Custa-me a crer que a fase da pós-verdade, enquanto a cultura humana evolui, seja viver o que nos parece ser verdade em vez do esforço de procurar por aquilo que é realmente verdadeiro. Ou que seja uma fase em que haja pouco interesse pela verdade, sobretudo quando não se alinha com o que sinto e penso ser verdade. A questão da verdade num mundo que sobrevoa sobre tudo por existir informação sobre tudo e mais alguma coisa, sem pousar sobre nada, é delicada. Tenho a impressão de que pouco tempo dedicamos a conhecer profundamente a verdade. O que significa realmente conhecer a verdade em profundidade?
Neste tempo em que vivemos onde temos acesso a toda a informação, aquilo que nos pode limitar parece-me ser a compreensão da informação a que temos acesso. Por exemplo, se alguém fizer um vídeo falando em português a descrever uma verdade profunda e validada, se o inglês não souber português e não tiver acesso a um serviço capaz de captar correctamente o texto falado, traduzindo para inglês e apresentando a tradução correcta em legendas, a pessoa não terá acesso a essa verdade. O inglês ficará circunscrito à "verdade" exposta na sua língua.
Hoje em dia, se um conteúdo que seja verdade estivesse escrito, existem funcionalidades nos navegadores de internet que permitem traduzir para inglês conteúdos escritos em outras línguas, mas isso implicaria que o inglês soubesse um mínimo de português, ou que usasse um serviço de inteligência artificial que procurasse conteúdos independentemente da língua e os traduzisse (correctamente) para o inglês que ele conhece.
Com este exemplo, que poderia ter sido totalmente inverso, e ser um português que tem apenas acesso a conteúdos em português (maioritariamente brasileiros), quero expressar que conhecer a verdade implicar explorar diversidade de conteúdos onde se incluam tanto os pontos como os contrapontos.
Nem sempre o que eu sinto ser verdade é, realmente, verdade. Se sinto um distúrbio interior quando alguém questiona o que considero ser verdade, isso deveria ser um sinal positivo de que devo questionar também o que considero como verdade. Em última instância, só o contraponto pode dar sentido ao ponto em que acredito.

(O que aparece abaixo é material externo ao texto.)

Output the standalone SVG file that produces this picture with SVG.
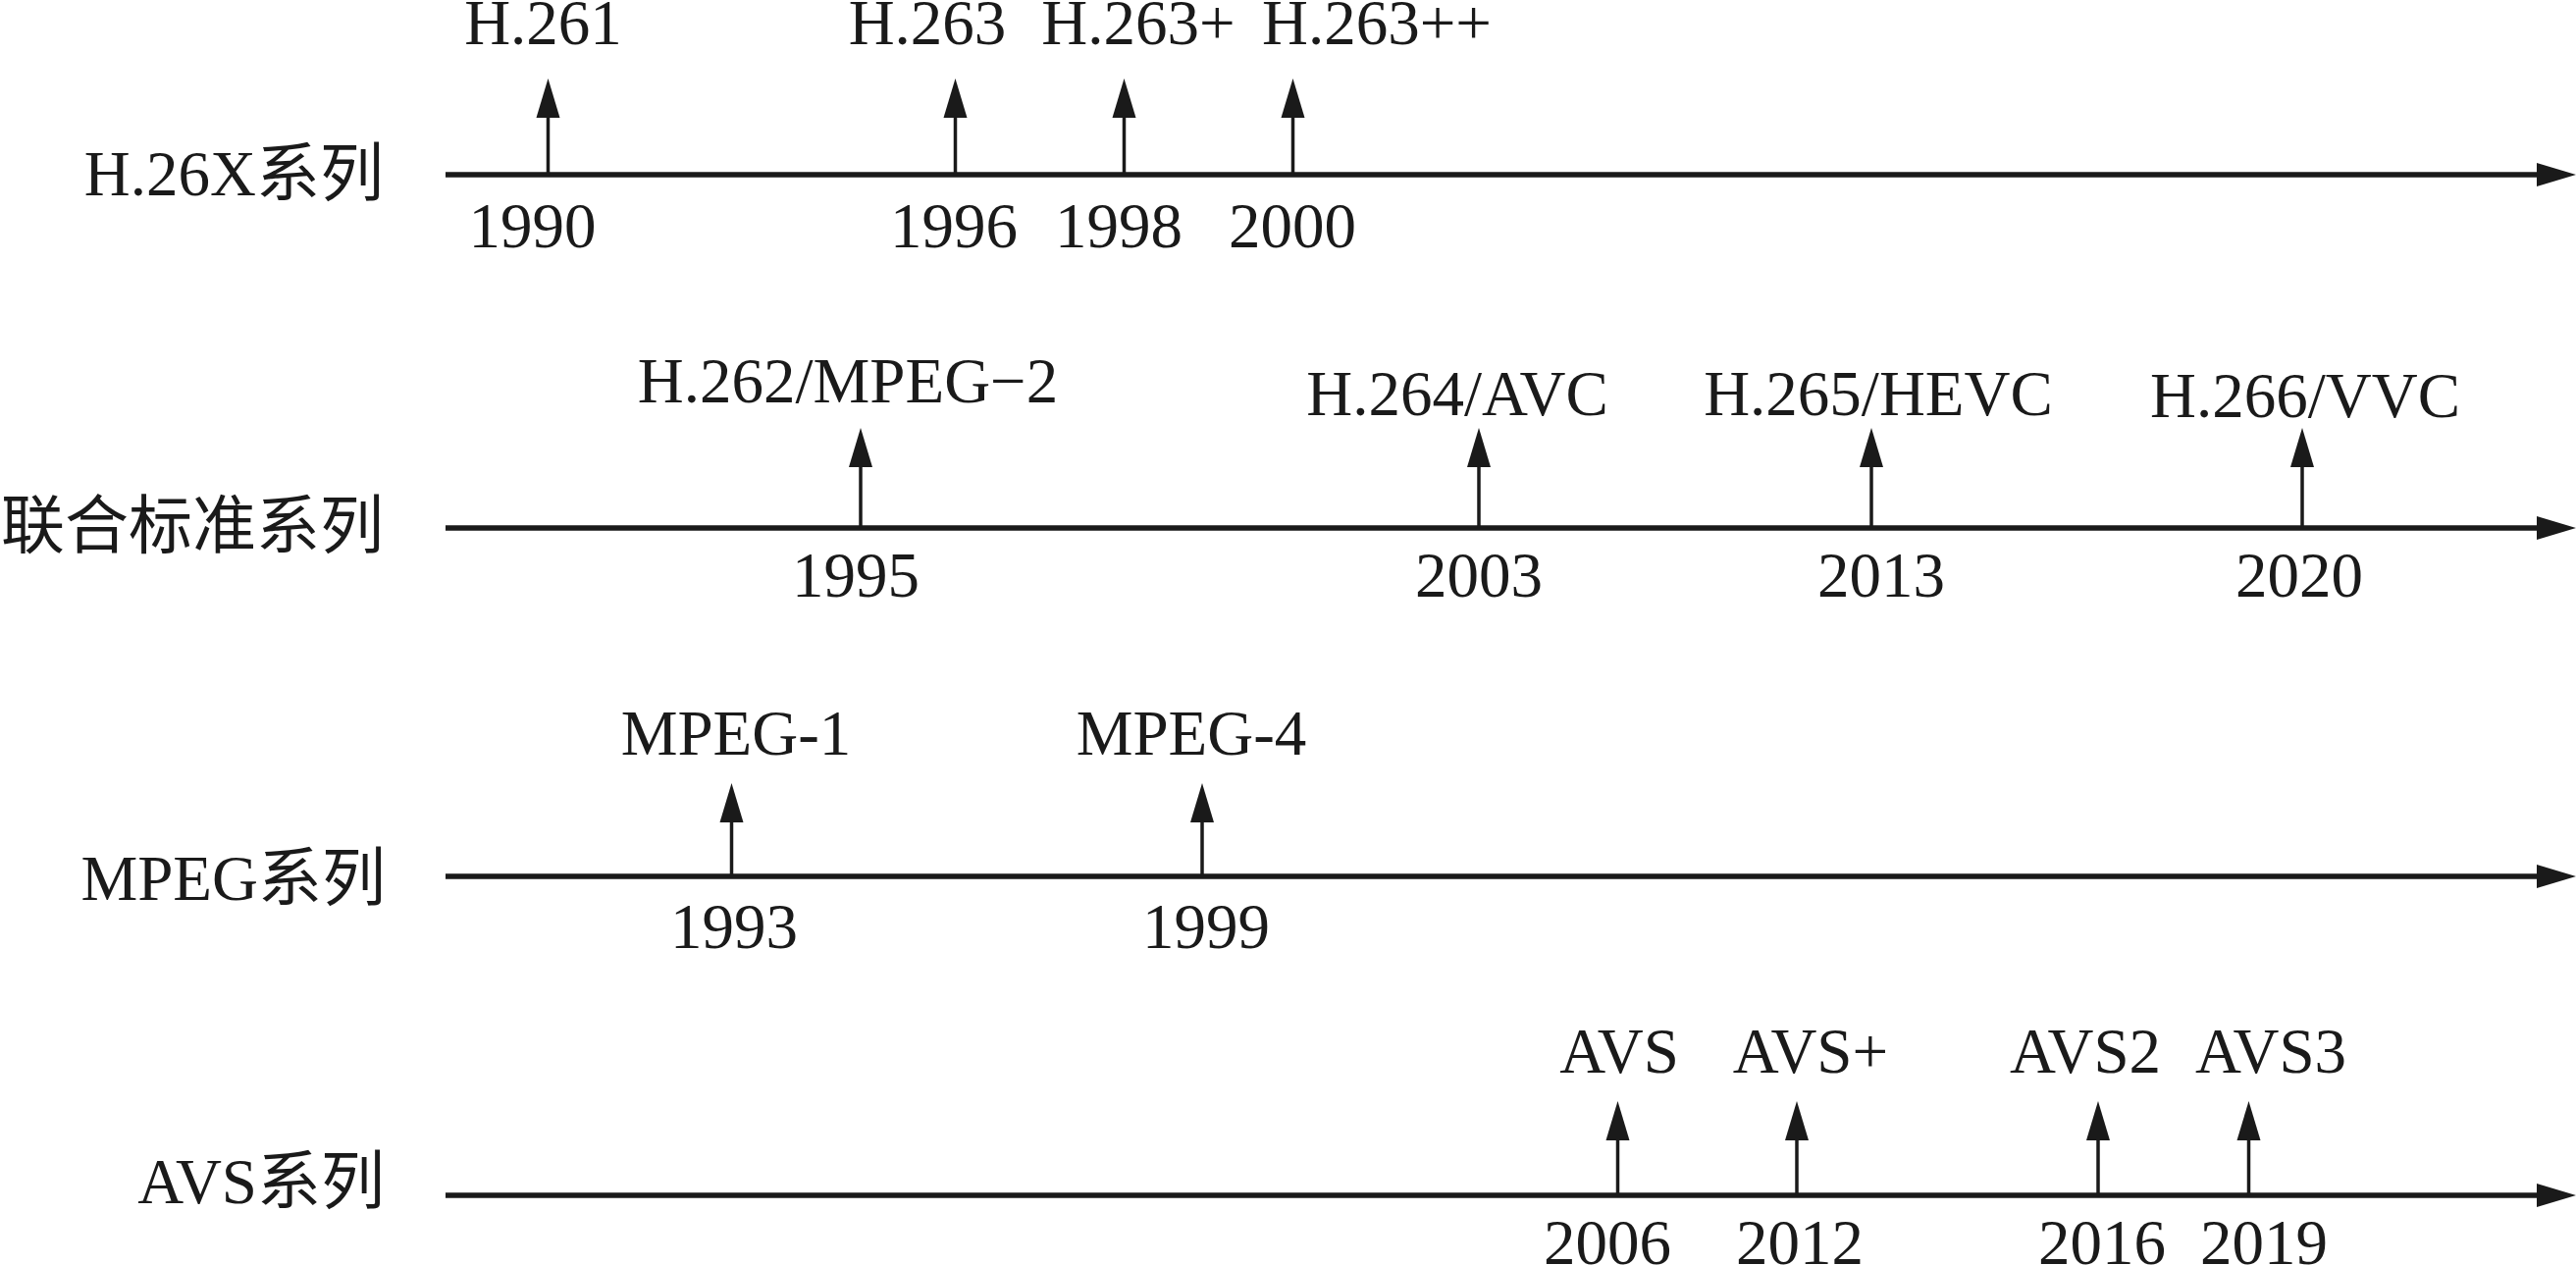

Uma solução possível para superar a ameaça à verdade quando me circunscrevo a conteúdos cuja língua conheço ser ler mais conteúdos escritos, que possam ser traduzidos por ferramentas que são já bastante boas a fazê-lo, do que me fiar em podcasts ou vídeos no YouTube. Por exemplo, no meu caso, além do português, uma boa parte dos conteúdos lia também em inglês, mas como sei italiano, comecei a procurar mais conteúdos nessa língua. Porém, como não sei alemão, fico a pensar quanta verdade desconheço que pudesse alterar a minha percepção sobre um qualquer assunto. Aliás, isso aconteceu quando ao procurar material para um estudo científico verifiquei que um artigo interessante estava escrito em japonês! O que vale é que a matemática nele contida era uma linguagem que percebia, mas sem as explicações de pouco servia.
A imagem saturada de vida e cores, assim como o som, por mais atrativos que sejam, creio serem uma das razões de vermos a verdade ameaçada. Mesmo se possui os seus limites, a escrita suscita as cores e a vida no interior da nossa mente que pensa, sente e questiona. A escrita abre-nos, com as traduções, a contrapontos, ajudando-nos a superar ameaças e a aproximarmo-nos da verdade. Será que o futuro implica um regresso à leitura, lenta e profunda?